El cuerpo de Javier es uno particular. Su brazo derecho se tuerce hacia abajo como ajustado por una férula invisible, y deja que el izquierdo haga todos los movimientos. Su pierna derecha está girada para afuera, posicionado su pie de costado como si estuviera por patear un penal. Los que lo ven por primera vez quizás se pregunten si está interpretando un personaje o si es su manera de recitar. Los que lo conocemos un poco más sabemos que Javi nació con hemiparesia y, como infiltrados entre la audiencia, le adivinamos otro significado a sus poemas y sentimos una admiración especial ante su decisión de recitar.

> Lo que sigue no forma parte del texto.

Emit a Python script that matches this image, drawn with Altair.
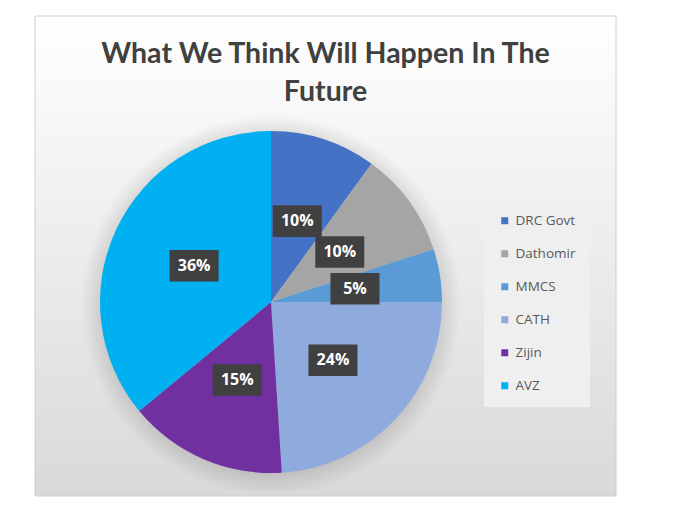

“Mis compañeros me burlaban mucho. Pensaba que las minas nunca me iban a querer. Después de kinesiología siempre preguntaba ‘¿Por qué a mí, Dios?’”, me confiesa Javi después de una lectura, atrás del escenario, mientras alguien que no conoce le palmea el hombro tres veces sin decir nada. “Pero la poesía es sanadora, cuando escribís sobre algo tomás consciencia de ello. Cuando te subís a un escenario y conquistás a alguien con lo que leés, te das cuenta que podés conquistar cualquier cosa. Estar arriba del escenario me enseñó cómo ganarme a la gente y a sentirme seguro de mí mismo. Todavía lucho con ciertos fantasmas, pero ahora son fantasmas como los de cualquier otro”.

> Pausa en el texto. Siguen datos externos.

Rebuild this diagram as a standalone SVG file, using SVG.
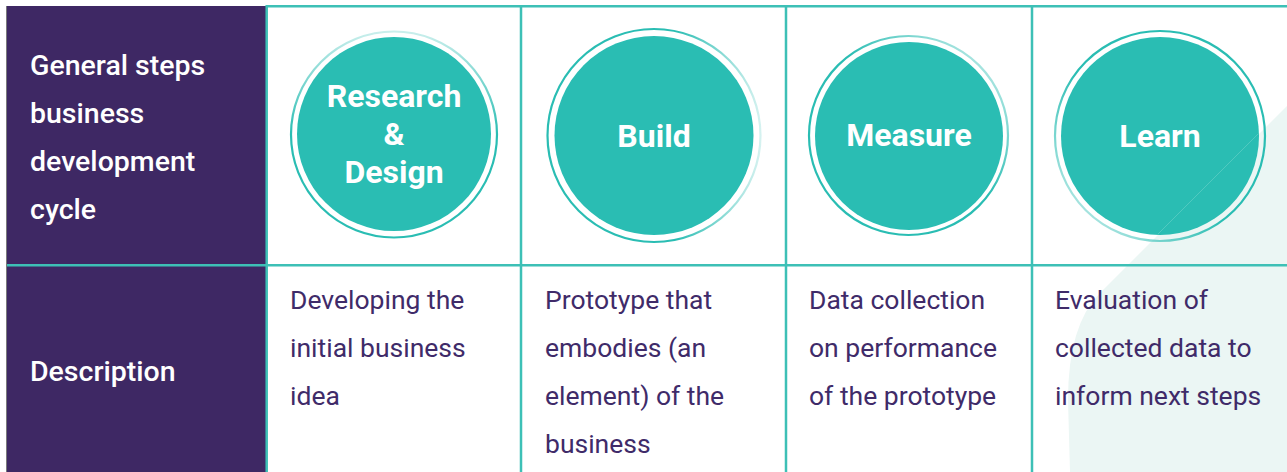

En un bar, un centro cultural o una casa, es común que un Slam de poesía –competencia de poetas amateurs con jueces entre el público donde generalmente una gorra da vueltas por el salón– desemboque en conversaciones como ésta. Es común ver a dos extraños trenzados en discusiones profundamente personales, a jóvenes tímidos sentados en silencio toda la noche y retirarse sin decir una palabra, a poetas respirando como si hubieran bajado de una montaña rusa o saliendo a fumar como si acabaran de ganar una pelea terrible. Es la regla, y no algo inusual, ver a la gente llorar y reir mientras relatan cómo aprendieron a saltar sus barreras personales. “Se rasgan como los mexicanos y descargan sus pistolas en el aire”, diría Octavio Paz si los viera, intentando contener una sonrisa.

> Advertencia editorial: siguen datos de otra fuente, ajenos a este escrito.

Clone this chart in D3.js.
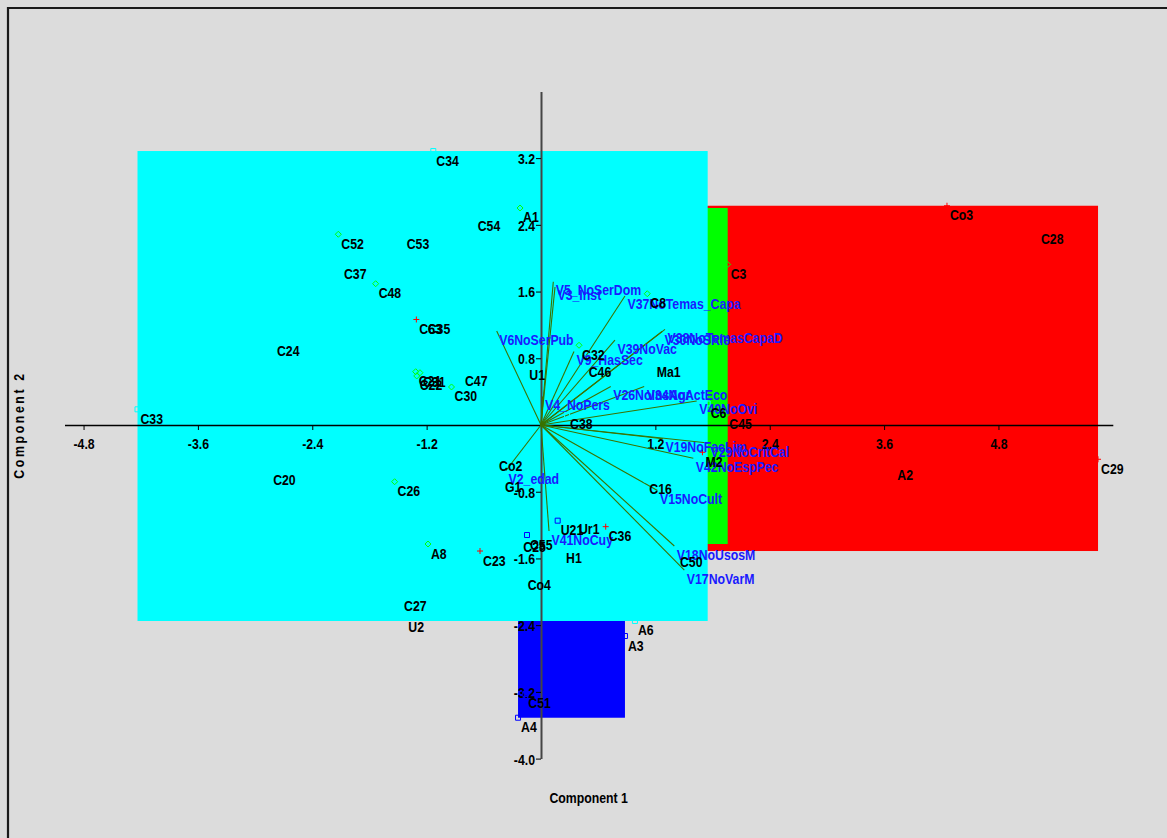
<!DOCTYPE html>
<html>
<head>
<meta charset="utf-8">
<script src="https://cdn.jsdelivr.net/npm/d3@7"></script>
<style>
  html, body { margin: 0; padding: 0; background: #dcdcdc; }
  svg { display: block; }
</style>
</head>
<body>
<svg id="chart" width="1167" height="838"></svg>
<script>
// ---- Object scores (Component 1, Component 2), one array per cluster ----
const groupCyan = [
  ["C34", -1.130, 3.285], ["C54", -0.696, 2.498], ["C53", -1.441, 2.290],
  ["C37", -2.099, 1.930], ["C35", -1.220, 1.265], ["C24", -2.802, 0.999],
  ["C47", -0.829, 0.647], ["U1", -0.154, 0.713], ["C33", -4.234, 0.188],
  ["C46", 0.469, 0.752], ["Ma1", 1.183, 0.752], ["C38", 0.273, 0.120],
  ["C16", 1.105, -0.653], ["Co2", -0.472, -0.374], ["G1", -0.409, -0.626],
  ["C20", -2.842, -0.546], ["C27", -1.469, -2.059], ["U2", -1.424, -2.311],
  ["A6", 0.986, -2.350], ["H1", 0.231, -1.477], ["Co4", -0.171, -1.805],
  ["Ur1", 0.367, -1.137], ["C50", 1.427, -1.525], ["C6", 1.749, 0.258],
  ["C25", -0.217, -1.345]
];
const groupGreen = [
  ["A1", -0.220, 2.602], ["C52", -2.127, 2.287], ["C48", -1.735, 1.694],
  ["C21", -1.315, 0.639], ["C31", -1.270, 0.627], ["C22", -1.304, 0.588],
  ["C30", -0.939, 0.456], ["C26", -1.536, -0.680], ["A8", -1.186, -1.427],
  ["C32", 0.399, 0.956], ["C8", 1.115, 1.574], ["C3", 1.959, 1.925],
  ["C45", 1.944, 0.126]
];
const groupRed = [
  ["Co3", 4.260, 2.629], ["C28", 5.215, 2.350], ["C29", 5.845, -0.411],
  ["A2", 3.707, -0.480], ["M2", 1.694, -0.327], ["C63", -1.308, 1.265],
  ["C36", 0.679, -1.219], ["C23", -0.640, -1.511]
];
const groupBlue = [
  ["A4", -0.241, -3.510], ["A3", 0.881, -2.530], ["C51", -0.165, -3.225],
  ["U21", 0.175, -1.147], ["C55", -0.147, -1.319]
];

// ---- Variable loadings (biplot vectors) ----
const vectorNames = [
  "V5_NoSerDom", "V3_Inst", "V37NoTemas_Capa", "V6NoSerPub", "V38NoTemasCapaD",
  "V30NoSRie", "V39NoVac", "V9_HasSec", "V26NoInsAgr", "V34NoActEco",
  "V40NoOvi", "V4_NoPers", "V19NoFacLim", "V29NoCritCal", "V42NoEspPec",
  "V15NoCult", "V18NoUsosM", "V17NoVarM", "V41NoCuy", "V2_edad"
];
const vectorX = [
  0.129, 0.147, 0.881, -0.465, 1.301,
  1.270, 0.776, 0.346, 0.732, 1.083,
  1.634, 0.016, 1.280, 1.753, 1.598,
  1.222, 1.399, 1.504, 0.084, -0.367
];
const vectorY = [
  1.718, 1.655, 1.547, 1.127, 1.147,
  1.121, 1.019, 0.881, 0.462, 0.462,
  0.288, 0.342, -0.165, -0.216, -0.399,
  -0.785, -1.451, -1.739, -1.271, -0.546
];

// ---- Axis ticks ----
const xTicks = [-4.8, -3.6, -2.4, -1.2, 1.2, 2.4, 3.6, 4.8];
const yTicks = [-4.0, -3.2, -2.4, -1.6, -0.8, 0.8, 1.6, 2.4, 3.2];

// ---- Drawing ----
const FONT = "'Liberation Sans', Arial, Helvetica, sans-serif";
const SQUEEZE = "scale(0.82,1)";
const svg = d3.select("#chart");

const x = d3.scaleLinear().domain([-5, 6]).range([64.5, 1112.8]);
const y = d3.scaleLinear().domain([-4, 4]).range([758.6, 91.4]);

// window frame
svg.append("rect").attr("x", 0).attr("y", 0).attr("width", 1167).attr("height", 838).attr("fill", "#dcdcdc");
svg.append("path").attr("d", "M8,838V8H1167").attr("fill", "none").attr("stroke", "#1a1a1a").attr("stroke-width", 2.2);

// cluster enclosures (bounding boxes of each cluster's scores)
const groups = [
  { pts: groupRed,   fill: "#ff0000", mark: "plus" },
  { pts: groupGreen, fill: "#00ff00", mark: "diamond" },
  { pts: groupBlue,  fill: "#0000ff", mark: "square" },
  { pts: groupCyan,  fill: "#00ffff", mark: "square" }
];
svg.append("g").selectAll("rect").data(groups).join("rect")
  .attr("x", g => x(d3.min(g.pts, p => p[1])))
  .attr("y", g => y(d3.max(g.pts, p => p[2])))
  .attr("width", g => x(d3.max(g.pts, p => p[1])) - x(d3.min(g.pts, p => p[1])))
  .attr("height", g => y(d3.min(g.pts, p => p[2])) - y(d3.max(g.pts, p => p[2])))
  .attr("fill", g => g.fill);

// axes
const gx = svg.append("g").attr("transform", `translate(0,${y(0)})`)
  .call(d3.axisBottom(x).tickValues(xTicks).tickFormat(d => d.toFixed(1)).tickSize(5).tickSizeOuter(0));
gx.attr("font-family", FONT).attr("font-size", 15).attr("font-weight", "bold");
gx.select(".domain").attr("stroke", "#000").attr("stroke-width", 1.5);
gx.selectAll(".tick line").attr("stroke", "#000");
gx.selectAll(".tick text").attr("fill", "#000").attr("y", 24).attr("dy", null).attr("transform", SQUEEZE);

const gy = svg.append("g").attr("transform", `translate(${x(0)},0)`)
  .call(d3.axisLeft(y).tickValues(yTicks).tickFormat(d => d.toFixed(1)).tickSize(5).tickSizeOuter(0));
gy.attr("font-family", FONT).attr("font-size", 15).attr("font-weight", "bold");
gy.select(".domain").attr("stroke", "#454545").attr("stroke-width", 2);
gy.selectAll(".tick line").attr("stroke", "#000");
gy.selectAll(".tick text").attr("fill", "#000").attr("x", 0).attr("dy", "0.36em")
  .attr("transform", "translate(-6,0) " + SQUEEZE);

// loading vectors
const vectors = vectorNames.map((n, i) => ({ name: n, vx: vectorX[i], vy: vectorY[i] }));
svg.append("g").selectAll("line").data(vectors).join("line")
  .attr("x1", x(0)).attr("y1", y(0))
  .attr("x2", d => x(d.vx)).attr("y2", d => y(d.vy))
  .attr("stroke", "#3a7300").attr("stroke-width", 1.1);

// score markers
const markG = svg.append("g").attr("fill", "none").attr("stroke-width", 1);
groups.forEach(g => {
  markG.selectAll(null).data(g.pts).join("path")
    .attr("stroke", g.fill)
    .attr("d", p => {
      const cx = x(p[1]), cy = y(p[2]);
      if (g.mark === "plus") return `M${cx - 3},${cy}H${cx + 3}M${cx},${cy - 3}V${cy + 3}`;
      if (g.mark === "diamond") return `M${cx},${cy - 3}L${cx + 3},${cy}L${cx},${cy + 3}L${cx - 3},${cy}Z`;
      return `M${cx - 2.5},${cy - 2.5}h5v5h-5Z`;
    });
});

// vector labels
svg.append("g").attr("font-family", FONT).attr("font-size", 15).attr("font-weight", "bold").attr("fill", "#1a1aff")
  .selectAll("text").data(vectors).join("text")
  .attr("transform", d => `translate(${x(d.vx) + 2.5},${y(d.vy) + 13.5}) ${SQUEEZE}`)
  .text(d => d.name);

// score labels
const allPts = groups.flatMap(g => g.pts);
svg.append("g").attr("font-family", FONT).attr("font-size", 15).attr("font-weight", "bold").attr("fill", "#000")
  .selectAll("text").data(allPts).join("text")
  .attr("transform", p => `translate(${x(p[1]) + 3},${y(p[2]) + 14.5}) ${SQUEEZE}`)
  .text(p => p[0]);

// axis titles
svg.append("text")
  .attr("font-family", FONT).attr("font-size", 15).attr("font-weight", "bold").attr("fill", "#000")
  .attr("text-anchor", "middle")
  .attr("transform", `translate(${(x.range()[0] + x.range()[1]) / 2},803) ${SQUEEZE}`)
  .text("Component 1");
svg.append("text")
  .attr("font-family", FONT).attr("font-size", 15).attr("font-weight", "bold").attr("fill", "#000")
  .attr("text-anchor", "middle").attr("letter-spacing", 3.2)
  .attr("transform", `translate(24,${(y.range()[0] + y.range()[1]) / 2}) rotate(-90) ${SQUEEZE}`)
  .text("Component 2");
</script>
</body>
</html>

Yo tuve la suerte de ser organizador de un ciclo mensual, el Slam Buenos Aires, durante cuatro años. Después de haber escuchado y visto 1247 poesías en vivo –ayer las conté, y tengo los nombres de los poetas en las planillas de inscripción de lectura– puedo reconocer algunos patrones, empezar a entender las razones por las que se recita poesía. Los poetas leen por infinidad de motivos y de incontables maneras, pero quizás la más común sea la del boxeo de sombras.
Alguien que no se define como poeta se sube al escenario mirándose los pies y empieza a leer en voz baja. En algún momento su texto se vuelve muy personal. Y empieza a subir la voz, a mover el cuerpo. Casi pueden verse las sombras que se materializan alrededor suyo. ¿Estará imaginando que le habla a su madre? ¿Quisiera poder gritarle así a su novio? ¿A quién imagina que está apartando o atrayendo con esa mano que se cierra sobre el aire con tanta fuerza? Pronto esa persona se olvida de que está en un escenario y se suelta en un baile imaginario entre sus fantasmas y esperanzas. Y nosotros podemos verlo, sucediendo muy cerca. Una de las experiencias más fuertes que podemos experimentar es la de conectar emocionalmente con alguien: encontrar esa ventana que sabemos atraviesa todas las barreras y murallas. Por eso siempre los aplausos son tan sinceros y las palmadas tan habituales. “Cuando sos vos mismo, el otro lo reconoce enseguida. No ser careta es muy valioso hoy en día, mostrarse tal como uno es”, acota Javi.

Creo que estos eventos, para cualquier joven poeta, son fundamentales: dan impulso, activan y aceitan los engranajes. Lo hacen crecer. Pero una vez que se tomó el envión, hay que empezar a soltarse, o arriesgar nuevos fantasmas. Los escritores, como cualquier artista, caminan por una cuerda floja entre dos valles: el del miedo paralizante y el del ego desmesurado.
Miedo de no ser bueno, de producir textos intrascendentes, de no llegar a la médula. Un ego que surge al compararse con los demás, de notar los errores en otros textos, o –cuando el ego está fuera de control– recibir correcciones que no fueron pedidas. Los Slams de poesía rescatan a incontables poetas del primer valle, pero después de un tiempo pueden desbarrancarlos hacia el otro, haciéndoles creer que son campeones, que la poesía verdaderamente se puede puntuar o que recibir más aplausos los torna mejores artistas. Lograr el equilibrio es difícil. No hay que aferrarse a la soledad creativa pero tampoco depender de los aplausos de amigos o desconocidos para encontrar nuestro valor artístico. No conozco receta para el punto medio, sospecho que aparece tras prueba y error. Digo sospecho, porque yo recito hace seis años y todavía sigo buscando ese equilibrio.